If this is the case, it stands to reason that, should a great many lives at once be cut short, a flood of souls would surge through the aforementioned portal. The Door would be thrown wide, and perhaps we might even glimpse the gleaming light of Divinity beyond.
-- On the Nature of Fal'Cie
Speculation regarding the gateway (door) to the world of the dead (Unseeable World), referenced in Analect XI as the 'gateway to the Divine'. The hypothesis that the simultaneous end of a great many lives would open wide the gateway, allowing a union with the Maker, is the basis for Barthandelus' plan.
XIII. Fabula Nova Crystallis
Children of Hallowed Pulse scour earth, searching substance for the Door. Those of Fell Lindzei harvest souls, combing ether for the same. So have I seen.
The Door, once shut, was locked away, with despair its secret key; sacrifice, the one hope of seeing it unsealed.
When the twilight of the gods at last descends upon this world, what emerges from the unseeable expanse beyond that Door will be but music, and that devoid of words: the lamentations of the Goddess Etro, as She sobs Her song of grief.
-- Author unknown
The first two lines are summaries of the actions and motives of the Pulse-lineage and Lindzei-lineage fal'Cie respectively (> P.199), and the latter half is a premonition of the game's ending from a seeress who has received an oracle. This is the only place in the game that the terms "unseeable expanse" and "Etro" are used.
POINT
- "with despair its secret key" = A premonition of Fang becoming Ragnarok in her despair, and her actions bringing forth the appearance of the door to the Unseeable World (> P.191).

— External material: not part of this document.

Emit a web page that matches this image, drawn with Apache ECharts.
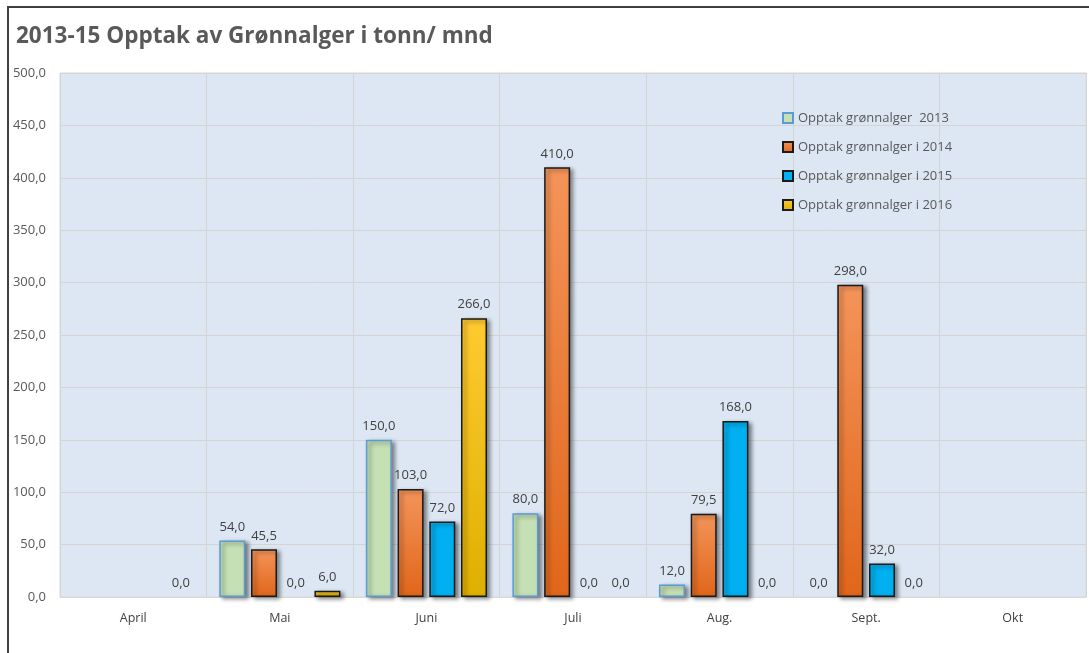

- "sacrifice, the one hope" = A premonition of Vanille and Fang sacrificing themselves to save the people of Cocoon.
- "When the twilight of the gods at last descends" = The "twilight of the gods" is the equivalent translation of 'Ragnarok' in Norse mythology. It is a metaphor for Vanille and Fang's transformation into Ragnarok, and predicts Ragnarok receiving the support of Etro in the Unseeable World to bring forth a miracle and save the people of Cocoon.